Now in order to turn three hours into one hour, I need to divide by three. So we’re looking for a third the amount of time. And in a third the amount of time, travelling at a constant speed, we’re gonna go a third the distance. So I’m going to divide that distance by three.
And that tells me that I would travel twenty kilometres in one hour, so my speed is twenty kilometres per hour. Now thinking about the rule for this function table, if we take the input say sixty kilometres, how do we convert that into the output of three hours? Well we have to divide it by twenty. And likewise to turn a hundred and twenty into six, I divide by twenty. And the same for the other bits of data too.

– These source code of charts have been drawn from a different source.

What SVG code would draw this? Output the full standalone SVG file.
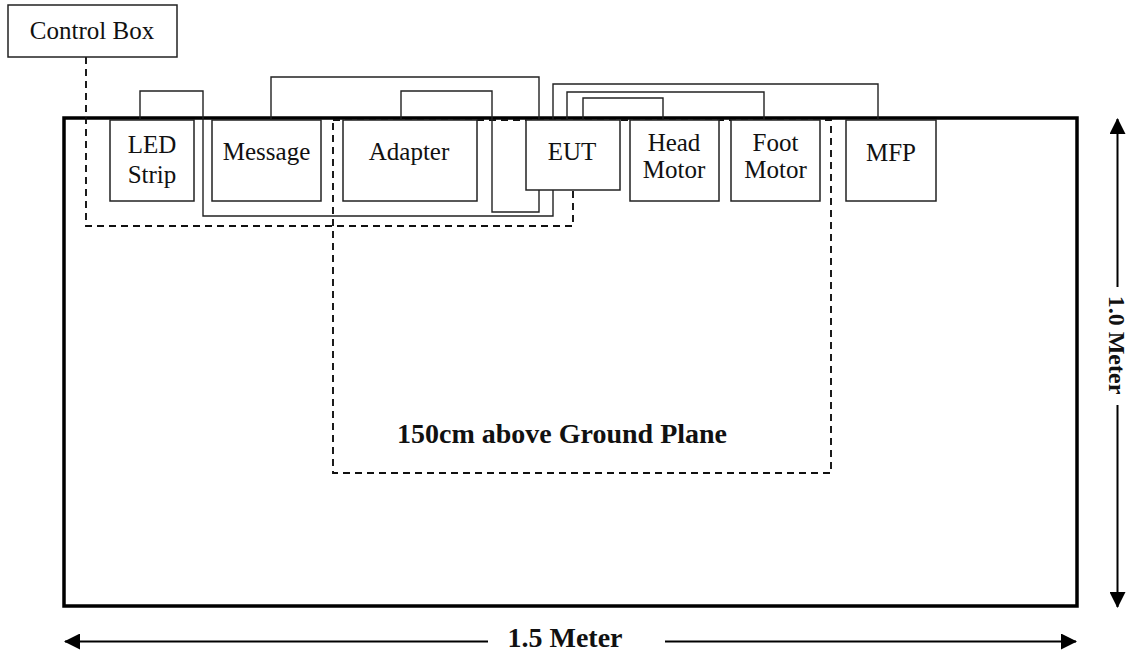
<svg xmlns="http://www.w3.org/2000/svg" width="1130" height="652" viewBox="0 0 1130 652">
<defs>
<style>
.box{fill:#fff;stroke:#222;stroke-width:1.5}
.wire{fill:none;stroke:#222;stroke-width:1.4}
.dash{fill:none;stroke:#111;stroke-width:1.9;stroke-dasharray:7,5}
.lbl{font-family:"Liberation Serif","Times New Roman",serif;font-size:25px;fill:#111;text-anchor:middle}
.bold{font-family:"Liberation Serif","Times New Roman",serif;font-weight:bold;fill:#111;text-anchor:middle}
.dim{stroke:#000;stroke-width:2;fill:none}
</style>
<marker id="ah" viewBox="0 0 16 16" refX="15" refY="8" markerWidth="16" markerHeight="16" markerUnits="userSpaceOnUse" orient="auto-start-reverse">
<path d="M0,0 L16,8 L0,16 Z" fill="#000"/>
</marker>
</defs>
<g id="ground-plane">
<rect x="64" y="118" width="1013" height="488" fill="#fff" stroke="#000" stroke-width="3.5"/>
</g>
<g id="table-area">
<rect class="dash" x="333" y="120" width="498" height="353"/>
<text class="bold" x="562" y="443" font-size="28">150cm above Ground Plane</text>
</g>
<g id="connectors">
<path class="dash" d="M86,57 V226 H573 V190"/>
<path class="wire" d="M140,120 V91 H203 V216 H553 V84 H878 V120"/>
<path class="wire" d="M271,119 V77 H539 V212 H492 V91 H401 V120"/>
<path class="wire" d="M567,120 V92 H764 V120"/>
<path class="wire" d="M583,120 V98 H663 V120"/>
</g>
<g id="control-box">
<rect class="box" x="8" y="5" width="169" height="52"/>
<text class="lbl" x="92" y="39">Control Box</text>
</g>
<g id="led-strip">
<rect class="box" x="110" y="120" width="84" height="81"/>
<text class="lbl" x="152" y="153">LED</text>
<text class="lbl" x="152" y="183">Strip</text>
</g>
<g id="message">
<rect class="box" x="212" y="120" width="109" height="81"/>
<text class="lbl" x="266.5" y="160">Message</text>
</g>
<g id="adapter">
<rect class="box" x="343" y="120" width="134" height="81"/>
<text class="lbl" x="409" y="160">Adapter</text>
</g>
<g id="eut">
<rect class="box" x="526" y="120" width="94" height="70"/>
<text class="lbl" x="572" y="160">EUT</text>
</g>
<g id="head-motor">
<rect class="box" x="630" y="120" width="89" height="81"/>
<text class="lbl" x="674" y="151">Head</text>
<text class="lbl" x="674" y="178">Motor</text>
</g>
<g id="foot-motor">
<rect class="box" x="731" y="120" width="89" height="81"/>
<text class="lbl" x="775.5" y="151">Foot</text>
<text class="lbl" x="775.5" y="178">Motor</text>
</g>
<g id="mfp">
<rect class="box" x="846" y="120" width="90" height="81"/>
<text class="lbl" x="891" y="161">MFP</text>
</g>
<g id="dimensions">
<line class="dim" x1="1117.5" y1="287" x2="1117.5" y2="119" marker-end="url(#ah)"/>
<line class="dim" x1="1117.5" y1="405" x2="1117.5" y2="607" marker-end="url(#ah)"/>
<text class="bold" font-size="24" transform="translate(1109,345) rotate(90)">1.0 Meter</text>
<line class="dim" x1="488" y1="641.5" x2="65" y2="641.5" marker-end="url(#ah)"/>
<line class="dim" x1="665" y1="641.5" x2="1076" y2="641.5" marker-end="url(#ah)"/>
<text class="bold" x="565" y="647" font-size="28">1.5 Meter</text>
</g>
</svg>
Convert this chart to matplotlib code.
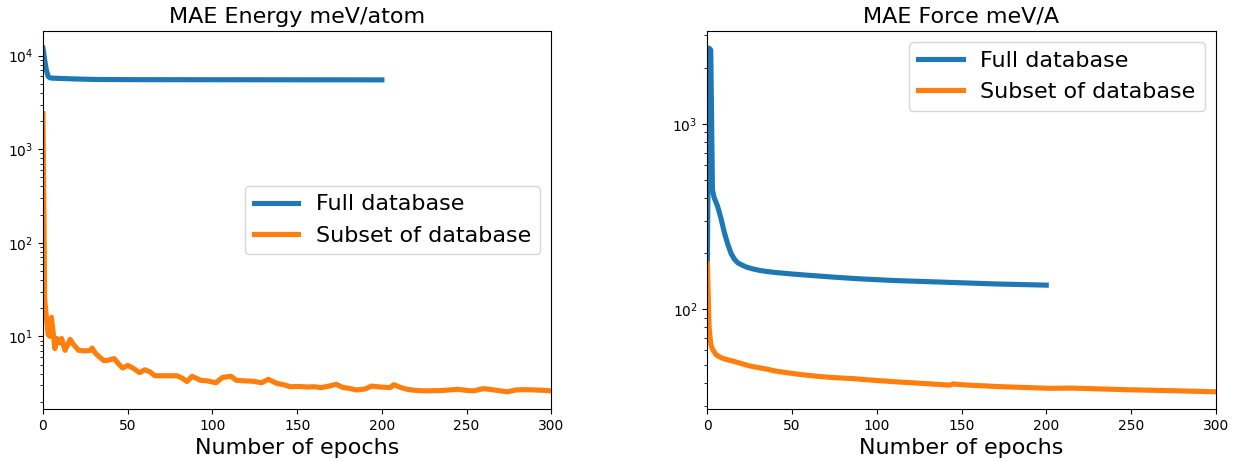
import numpy as np
import matplotlib
matplotlib.use('Agg')
import matplotlib.pyplot as plt

# energy MAE (meV/atom)
energy_full_ep = [0, 1, 2, 3, 4, 5, 10, 20, 30, 50, 100, 150, 200]
energy_full = [12000, 9000, 7000, 6000, 5800, 5750, 5700, 5620, 5560, 5530, 5520, 5510, 5500]

energy_sub_ep = [0, 1, 2, 3, 4, 5, 6, 7, 8, 9, 10, 11, 13, 16, 18, 21, 25, 28, 29, 31,
                 33, 36, 39, 42, 45, 47, 50, 53, 57, 60, 63, 66, 71, 75, 79, 82, 85, 88,
                 93, 97, 102, 106, 111, 114, 119, 124, 129, 133, 138, 142, 146, 151, 156,
                 160, 164, 169, 173, 177, 181, 185, 190, 194, 199, 205, 207, 211, 215, 220,
                 225, 235, 245, 250, 254, 260, 265, 274, 279, 284, 290, 295, 300]
energy_sub = [2400, 25, 16, 10.5, 10, 16, 11, 7.4, 9.5, 9.3, 8.5, 9.5, 7.1, 9.3, 8.2, 7.1,
              7.0, 7.1, 7.5, 6.6, 6.1, 5.5, 5.6, 5.8, 5.0, 4.6, 4.9, 4.6, 4.1, 4.4, 4.2, 3.8,
              3.8, 3.8, 3.8, 3.6, 3.3, 3.75, 3.4, 3.35, 3.2, 3.65, 3.75, 3.4, 3.35, 3.32, 3.2,
              3.48, 3.15, 3.05, 2.9, 2.92, 2.88, 2.9, 2.84, 2.95, 3.08, 2.85, 2.78, 2.68, 2.74,
              2.95, 2.88, 2.84, 3.05, 2.85, 2.72, 2.65, 2.62, 2.64, 2.72, 2.65, 2.62, 2.77,
              2.7, 2.56, 2.68, 2.7, 2.68, 2.66, 2.62]

# force MAE (meV/A)
force_full_ep = [0, 1, 2, 3, 4, 6, 8, 10, 12, 14, 16, 18, 20, 23, 27, 31, 35, 40, 50, 60,
                 75, 90, 110, 130, 150, 170, 200]
force_full = [180, 2560, 2500, 440, 400, 360, 310, 260, 225, 200, 186, 178, 174, 169, 165,
              162, 160, 158, 155, 152.5, 149, 146, 143, 141, 139, 137, 135]

force_sub_ep = [0, 1, 2, 3, 5, 7, 10, 15, 20, 25, 30, 35, 40, 47, 55, 65, 75, 86, 100, 114,
                130, 143, 145, 146, 150, 172, 202, 215, 250, 275, 300]
force_sub = [176, 80, 65, 61, 57, 55.5, 54, 52.6, 51, 49.5, 48.5, 47.6, 46.5, 45.5, 44.5,
             43.5, 42.8, 42.3, 41.3, 40.5, 39.7, 39.0, 39.6, 39.5, 39.2, 38.3, 37.5, 37.6,
             36.8, 36.4, 35.9]

labels = ['Full database', 'Subset of database']

fig, axs = plt.subplots(1, 2, figsize=(12.39, 4.61), dpi=100)

axs[0].plot(energy_full_ep, energy_full, lw=3.7, label=labels[0])
axs[0].plot(energy_sub_ep, energy_sub, lw=3.7, label=labels[1])
axs[0].set_yscale('log')
axs[0].set_xlim(0, 300)
axs[0].set_title('MAE Energy meV/atom', fontsize=16)
axs[0].set_xlabel('Number of epochs', fontsize=16)
axs[0].legend(loc='center right', fontsize=16)

axs[1].plot(force_full_ep, force_full, lw=3.7, label=labels[0])
axs[1].plot(force_sub_ep, force_sub, lw=3.7, label=labels[1])
axs[1].set_yscale('log')
axs[1].set_xlim(0, 300)
axs[1].set_title('MAE Force meV/A', fontsize=16)
axs[1].set_xlabel('Number of epochs', fontsize=16)
axs[1].legend(loc='upper right', fontsize=16)

plt.subplots_adjust(left=0.0347, right=0.9812, top=0.9328, bottom=0.1128, wspace=0.307)
plt.savefig('out.png', dpi=100)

So if we call our input 𝑥 and our output 𝑦, then our function rule is 𝑦 is equal to 𝑥 divided by twenty or 𝑥 over twenty or even one twentieth of 𝑥.
Now the second part of the question asks us how far they travel in a time of six hundred and thirty minutes. Well six hundred and thirty is six hundred minutes plus thirty minutes.
And the reason I split it up that way was because six hundred minutes is exactly ten hours; ten times sixty’s six hundred. And that leaves us with thirty minutes, nought point five hours. So we’ve got a 𝑦-value of ten point five hours, and we want to find the corresponding 𝑥-value, the distance, that they travelled in that ten and a half hours.
So we’ve put the ten point five in for the 𝑦-value, the time, and that’s equal to one twentieth of 𝑥. Now if I multiply both sides of my equation by twenty, then on the right-hand side I’ve got twenty times a twentieth, which is one. So that’s just one 𝑥 on the right-hand side. And twenty times ten point five or two times ten point five would be twenty-one, and if I multiply that by ten I’ve got two hundred and ten.
So in ten and half hours, I’ll be travelling two hundred and ten kilometres. And my answers are twenty kilometres an hour for the speed and two hundred and ten kilometres in six hundred and thirty minutes.
Now just finally before I go, I’m gonna show you another way to work out that second part of the answer. Rather than using the function rule as we did, we could’ve just used the information that we gathered earlier; if we travel twenty kilometres in one hour, then we want to know how many kilometres we travel in ten point five hours. So what do I have to do to one to turn it into ten point five? Well I have to multiply by ten point five.
So if I travel ten point five times as long at that constant speed, then I’m gonna go ten point five times as far. So I’m gonna do twenty times ten point five kilometres. And luckily, that also gives us two hundred and ten kilometres.